• [Collected data entries]
++++++++

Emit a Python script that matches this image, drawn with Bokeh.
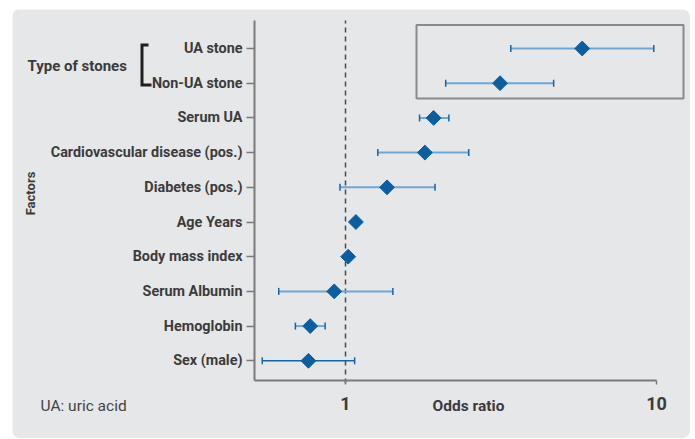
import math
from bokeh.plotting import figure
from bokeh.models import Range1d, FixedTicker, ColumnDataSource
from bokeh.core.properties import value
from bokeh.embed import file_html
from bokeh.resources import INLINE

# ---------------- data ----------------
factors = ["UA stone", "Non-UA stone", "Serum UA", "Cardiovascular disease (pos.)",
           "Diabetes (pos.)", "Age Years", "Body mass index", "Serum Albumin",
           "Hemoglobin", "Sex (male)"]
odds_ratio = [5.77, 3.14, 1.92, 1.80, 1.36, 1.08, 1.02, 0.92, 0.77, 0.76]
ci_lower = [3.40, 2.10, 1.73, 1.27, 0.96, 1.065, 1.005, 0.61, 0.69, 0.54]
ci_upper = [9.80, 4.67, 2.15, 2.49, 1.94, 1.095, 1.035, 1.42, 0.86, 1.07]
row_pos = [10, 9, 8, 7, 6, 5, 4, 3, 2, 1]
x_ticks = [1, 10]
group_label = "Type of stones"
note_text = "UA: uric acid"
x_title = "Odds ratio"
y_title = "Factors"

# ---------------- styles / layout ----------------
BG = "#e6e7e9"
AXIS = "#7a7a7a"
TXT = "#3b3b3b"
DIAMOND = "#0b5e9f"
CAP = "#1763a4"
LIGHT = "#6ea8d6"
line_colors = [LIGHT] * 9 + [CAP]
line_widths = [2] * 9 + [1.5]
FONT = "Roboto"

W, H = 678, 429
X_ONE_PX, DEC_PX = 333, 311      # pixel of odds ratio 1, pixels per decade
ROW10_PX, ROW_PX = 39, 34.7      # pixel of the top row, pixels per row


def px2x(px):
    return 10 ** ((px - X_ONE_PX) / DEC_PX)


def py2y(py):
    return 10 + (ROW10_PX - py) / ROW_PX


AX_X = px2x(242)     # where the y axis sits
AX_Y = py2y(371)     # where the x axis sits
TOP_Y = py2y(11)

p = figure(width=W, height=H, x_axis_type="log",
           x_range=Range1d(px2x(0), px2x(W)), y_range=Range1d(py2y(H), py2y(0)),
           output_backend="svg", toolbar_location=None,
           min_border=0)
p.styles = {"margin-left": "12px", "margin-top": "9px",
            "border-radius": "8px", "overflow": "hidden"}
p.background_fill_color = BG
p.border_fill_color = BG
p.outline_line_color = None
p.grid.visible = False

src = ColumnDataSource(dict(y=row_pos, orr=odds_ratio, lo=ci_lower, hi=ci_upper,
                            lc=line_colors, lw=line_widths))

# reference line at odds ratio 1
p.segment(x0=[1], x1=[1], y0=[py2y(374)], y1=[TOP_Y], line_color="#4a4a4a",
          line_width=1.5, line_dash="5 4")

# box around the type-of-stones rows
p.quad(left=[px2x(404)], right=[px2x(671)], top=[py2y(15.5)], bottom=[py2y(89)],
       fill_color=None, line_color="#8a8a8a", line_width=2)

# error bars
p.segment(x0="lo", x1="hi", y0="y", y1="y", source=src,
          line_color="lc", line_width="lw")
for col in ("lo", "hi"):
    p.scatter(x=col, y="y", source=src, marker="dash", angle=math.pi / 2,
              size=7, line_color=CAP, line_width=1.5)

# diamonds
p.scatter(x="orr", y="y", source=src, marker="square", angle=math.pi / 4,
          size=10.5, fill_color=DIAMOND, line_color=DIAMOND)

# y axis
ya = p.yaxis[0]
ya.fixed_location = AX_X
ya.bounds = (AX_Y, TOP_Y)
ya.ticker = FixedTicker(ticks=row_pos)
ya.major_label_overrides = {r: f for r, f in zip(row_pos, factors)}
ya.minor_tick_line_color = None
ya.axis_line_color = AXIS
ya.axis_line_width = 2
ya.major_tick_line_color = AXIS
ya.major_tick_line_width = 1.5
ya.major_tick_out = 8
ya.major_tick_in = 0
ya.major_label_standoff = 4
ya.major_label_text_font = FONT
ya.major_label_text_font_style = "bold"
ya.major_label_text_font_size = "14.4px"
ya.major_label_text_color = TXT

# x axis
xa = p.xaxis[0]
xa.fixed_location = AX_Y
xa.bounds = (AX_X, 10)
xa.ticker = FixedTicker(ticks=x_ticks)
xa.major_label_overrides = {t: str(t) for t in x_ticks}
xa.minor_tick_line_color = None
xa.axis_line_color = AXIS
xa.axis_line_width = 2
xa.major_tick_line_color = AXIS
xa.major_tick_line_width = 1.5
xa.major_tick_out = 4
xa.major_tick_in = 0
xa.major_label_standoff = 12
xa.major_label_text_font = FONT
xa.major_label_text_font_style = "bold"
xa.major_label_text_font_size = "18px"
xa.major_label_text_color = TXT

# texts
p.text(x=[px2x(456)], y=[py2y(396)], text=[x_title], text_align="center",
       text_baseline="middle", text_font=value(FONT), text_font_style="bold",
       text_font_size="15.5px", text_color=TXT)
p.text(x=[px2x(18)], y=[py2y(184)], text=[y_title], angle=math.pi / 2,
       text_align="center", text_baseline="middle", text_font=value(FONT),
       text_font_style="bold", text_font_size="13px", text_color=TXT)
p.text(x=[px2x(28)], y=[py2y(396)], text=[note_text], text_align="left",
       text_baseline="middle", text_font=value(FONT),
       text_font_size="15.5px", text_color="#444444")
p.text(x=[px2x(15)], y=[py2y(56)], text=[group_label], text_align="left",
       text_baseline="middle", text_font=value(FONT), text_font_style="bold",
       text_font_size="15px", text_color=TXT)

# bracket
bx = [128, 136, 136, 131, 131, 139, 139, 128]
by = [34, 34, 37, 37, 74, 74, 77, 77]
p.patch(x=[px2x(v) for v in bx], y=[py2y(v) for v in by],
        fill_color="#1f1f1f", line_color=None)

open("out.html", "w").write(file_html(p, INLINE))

++++++++

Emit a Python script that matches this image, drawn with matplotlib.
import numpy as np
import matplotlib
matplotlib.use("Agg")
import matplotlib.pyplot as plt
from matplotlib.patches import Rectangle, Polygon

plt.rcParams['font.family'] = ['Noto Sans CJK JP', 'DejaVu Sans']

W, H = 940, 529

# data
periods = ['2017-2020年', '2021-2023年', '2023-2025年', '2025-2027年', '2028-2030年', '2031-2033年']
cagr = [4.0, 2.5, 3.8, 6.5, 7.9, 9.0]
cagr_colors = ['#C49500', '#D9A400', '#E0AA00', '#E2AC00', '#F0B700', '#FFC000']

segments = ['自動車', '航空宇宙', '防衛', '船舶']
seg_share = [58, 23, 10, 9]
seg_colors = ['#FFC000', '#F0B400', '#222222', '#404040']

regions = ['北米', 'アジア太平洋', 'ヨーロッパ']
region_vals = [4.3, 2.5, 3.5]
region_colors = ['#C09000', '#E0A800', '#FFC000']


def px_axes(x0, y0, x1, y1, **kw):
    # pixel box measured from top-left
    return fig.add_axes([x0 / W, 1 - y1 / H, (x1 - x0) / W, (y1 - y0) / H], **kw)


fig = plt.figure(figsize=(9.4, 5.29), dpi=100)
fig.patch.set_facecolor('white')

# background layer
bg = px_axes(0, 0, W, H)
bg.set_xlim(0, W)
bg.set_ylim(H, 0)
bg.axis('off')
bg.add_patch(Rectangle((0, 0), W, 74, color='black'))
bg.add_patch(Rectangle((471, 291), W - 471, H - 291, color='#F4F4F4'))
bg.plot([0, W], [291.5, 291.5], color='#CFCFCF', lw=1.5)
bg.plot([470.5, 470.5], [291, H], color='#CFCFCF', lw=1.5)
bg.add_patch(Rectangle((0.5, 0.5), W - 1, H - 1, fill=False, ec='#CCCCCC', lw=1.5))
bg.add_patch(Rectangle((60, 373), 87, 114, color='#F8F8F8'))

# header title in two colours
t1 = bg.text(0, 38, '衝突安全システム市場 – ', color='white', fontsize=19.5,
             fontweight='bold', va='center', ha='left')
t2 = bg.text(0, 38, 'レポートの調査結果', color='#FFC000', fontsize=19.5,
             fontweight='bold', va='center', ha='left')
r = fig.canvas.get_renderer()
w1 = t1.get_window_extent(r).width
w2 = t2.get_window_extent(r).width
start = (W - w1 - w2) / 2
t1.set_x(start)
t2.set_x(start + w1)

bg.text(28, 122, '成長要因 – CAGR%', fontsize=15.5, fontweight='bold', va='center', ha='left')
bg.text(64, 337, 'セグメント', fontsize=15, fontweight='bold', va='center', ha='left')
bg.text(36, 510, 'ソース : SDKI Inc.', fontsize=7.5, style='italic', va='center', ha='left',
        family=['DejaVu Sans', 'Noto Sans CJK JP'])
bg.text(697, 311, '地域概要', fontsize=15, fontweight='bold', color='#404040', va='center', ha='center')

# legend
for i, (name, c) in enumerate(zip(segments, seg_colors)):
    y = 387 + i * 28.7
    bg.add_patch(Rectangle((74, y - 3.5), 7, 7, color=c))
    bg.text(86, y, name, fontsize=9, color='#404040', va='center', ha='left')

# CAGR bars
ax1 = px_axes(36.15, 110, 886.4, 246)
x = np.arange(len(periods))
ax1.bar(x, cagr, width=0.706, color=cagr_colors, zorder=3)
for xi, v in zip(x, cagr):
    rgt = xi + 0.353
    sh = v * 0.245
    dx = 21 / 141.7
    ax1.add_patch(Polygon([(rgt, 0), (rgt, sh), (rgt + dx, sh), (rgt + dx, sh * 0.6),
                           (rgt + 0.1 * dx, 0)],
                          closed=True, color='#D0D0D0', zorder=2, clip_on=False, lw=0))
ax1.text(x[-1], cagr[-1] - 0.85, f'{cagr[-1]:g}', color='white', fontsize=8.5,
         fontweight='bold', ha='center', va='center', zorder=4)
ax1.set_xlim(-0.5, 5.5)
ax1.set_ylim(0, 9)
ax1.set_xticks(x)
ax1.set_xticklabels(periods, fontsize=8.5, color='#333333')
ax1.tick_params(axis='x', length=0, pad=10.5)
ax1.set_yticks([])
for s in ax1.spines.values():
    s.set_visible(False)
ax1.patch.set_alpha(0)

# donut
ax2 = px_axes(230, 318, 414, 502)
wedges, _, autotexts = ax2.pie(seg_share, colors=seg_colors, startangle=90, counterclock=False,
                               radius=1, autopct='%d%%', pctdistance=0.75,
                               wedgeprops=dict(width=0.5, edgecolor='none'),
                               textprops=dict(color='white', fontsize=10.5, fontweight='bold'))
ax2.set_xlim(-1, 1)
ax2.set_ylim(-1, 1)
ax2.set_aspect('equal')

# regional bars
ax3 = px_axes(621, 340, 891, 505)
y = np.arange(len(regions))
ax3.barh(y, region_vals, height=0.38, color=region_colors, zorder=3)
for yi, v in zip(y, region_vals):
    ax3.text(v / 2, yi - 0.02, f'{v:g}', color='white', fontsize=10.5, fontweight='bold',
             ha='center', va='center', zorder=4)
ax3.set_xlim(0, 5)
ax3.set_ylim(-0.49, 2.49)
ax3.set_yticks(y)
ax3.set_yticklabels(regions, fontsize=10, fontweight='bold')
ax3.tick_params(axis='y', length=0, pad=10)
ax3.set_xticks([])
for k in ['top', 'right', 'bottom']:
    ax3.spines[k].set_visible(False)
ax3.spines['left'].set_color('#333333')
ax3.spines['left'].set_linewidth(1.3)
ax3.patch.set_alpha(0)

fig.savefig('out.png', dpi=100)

++++++++

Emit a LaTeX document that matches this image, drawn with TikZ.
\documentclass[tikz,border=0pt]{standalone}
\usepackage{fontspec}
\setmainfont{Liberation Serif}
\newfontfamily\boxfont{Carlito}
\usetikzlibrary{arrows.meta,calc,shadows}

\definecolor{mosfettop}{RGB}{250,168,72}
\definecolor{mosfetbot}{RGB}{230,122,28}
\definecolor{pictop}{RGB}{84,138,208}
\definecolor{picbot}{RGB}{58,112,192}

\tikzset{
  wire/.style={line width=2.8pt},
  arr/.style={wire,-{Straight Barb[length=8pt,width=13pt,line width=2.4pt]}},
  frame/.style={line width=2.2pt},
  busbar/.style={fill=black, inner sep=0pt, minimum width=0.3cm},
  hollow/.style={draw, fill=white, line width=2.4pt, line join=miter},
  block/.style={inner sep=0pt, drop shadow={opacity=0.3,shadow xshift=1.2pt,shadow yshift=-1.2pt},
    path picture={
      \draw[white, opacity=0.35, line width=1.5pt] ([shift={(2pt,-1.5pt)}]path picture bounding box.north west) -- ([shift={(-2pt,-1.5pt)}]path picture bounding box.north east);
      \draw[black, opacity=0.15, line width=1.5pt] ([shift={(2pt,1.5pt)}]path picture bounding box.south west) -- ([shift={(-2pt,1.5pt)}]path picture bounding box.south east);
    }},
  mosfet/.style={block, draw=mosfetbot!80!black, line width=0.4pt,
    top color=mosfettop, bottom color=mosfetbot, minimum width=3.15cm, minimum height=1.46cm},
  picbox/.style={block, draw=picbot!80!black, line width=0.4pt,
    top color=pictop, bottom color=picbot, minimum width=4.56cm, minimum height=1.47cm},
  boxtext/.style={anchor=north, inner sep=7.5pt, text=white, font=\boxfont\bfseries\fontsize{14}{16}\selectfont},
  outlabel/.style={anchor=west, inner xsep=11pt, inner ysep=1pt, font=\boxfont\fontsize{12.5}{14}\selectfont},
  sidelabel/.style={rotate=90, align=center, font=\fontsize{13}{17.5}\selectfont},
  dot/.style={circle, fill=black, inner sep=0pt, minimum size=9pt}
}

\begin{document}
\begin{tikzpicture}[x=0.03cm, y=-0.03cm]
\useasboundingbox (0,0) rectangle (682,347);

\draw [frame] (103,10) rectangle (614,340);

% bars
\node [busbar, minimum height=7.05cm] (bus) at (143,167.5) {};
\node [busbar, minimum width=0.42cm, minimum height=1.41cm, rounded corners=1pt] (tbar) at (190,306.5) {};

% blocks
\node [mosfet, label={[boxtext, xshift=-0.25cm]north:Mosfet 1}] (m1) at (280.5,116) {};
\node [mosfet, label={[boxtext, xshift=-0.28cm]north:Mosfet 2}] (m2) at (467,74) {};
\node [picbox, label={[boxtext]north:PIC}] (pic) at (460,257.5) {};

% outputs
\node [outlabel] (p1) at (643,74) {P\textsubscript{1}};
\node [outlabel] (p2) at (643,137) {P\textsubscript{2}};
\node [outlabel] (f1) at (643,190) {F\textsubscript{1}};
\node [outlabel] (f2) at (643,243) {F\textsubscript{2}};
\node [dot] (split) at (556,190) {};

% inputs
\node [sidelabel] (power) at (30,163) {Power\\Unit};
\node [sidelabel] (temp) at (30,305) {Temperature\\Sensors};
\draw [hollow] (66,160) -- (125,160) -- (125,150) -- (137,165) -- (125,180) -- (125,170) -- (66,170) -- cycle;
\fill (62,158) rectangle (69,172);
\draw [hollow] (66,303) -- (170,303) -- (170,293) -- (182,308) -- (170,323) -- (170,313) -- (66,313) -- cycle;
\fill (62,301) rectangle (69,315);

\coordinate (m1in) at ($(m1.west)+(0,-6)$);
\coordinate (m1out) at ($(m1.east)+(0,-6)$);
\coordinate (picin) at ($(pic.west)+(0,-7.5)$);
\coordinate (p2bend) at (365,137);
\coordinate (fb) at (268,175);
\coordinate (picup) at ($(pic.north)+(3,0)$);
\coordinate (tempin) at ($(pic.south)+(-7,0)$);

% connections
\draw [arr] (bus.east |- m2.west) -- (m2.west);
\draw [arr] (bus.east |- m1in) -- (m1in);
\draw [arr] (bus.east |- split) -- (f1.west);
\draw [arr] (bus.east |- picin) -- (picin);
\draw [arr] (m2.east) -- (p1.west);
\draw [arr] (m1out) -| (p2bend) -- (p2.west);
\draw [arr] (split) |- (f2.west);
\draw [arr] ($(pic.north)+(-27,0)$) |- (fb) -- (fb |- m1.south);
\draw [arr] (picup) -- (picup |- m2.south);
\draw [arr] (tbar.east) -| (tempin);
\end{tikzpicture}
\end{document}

++++++++

• [What to work on] Begin with the line that contains "Emit a Python script that matches this image, drawn with Bokeh.", end with the line that contains "from bokeh.resources import INLINE", and set down every line in that range exactly as it stands, minus the pictures.

• [Answer for this exercise]
Emit a Python script that matches this image, drawn with Bokeh.
import math
from bokeh.plotting import figure
from bokeh.models import Range1d, FixedTicker, ColumnDataSource
from bokeh.core.properties import value
from bokeh.embed import file_html
from bokeh.resources import INLINE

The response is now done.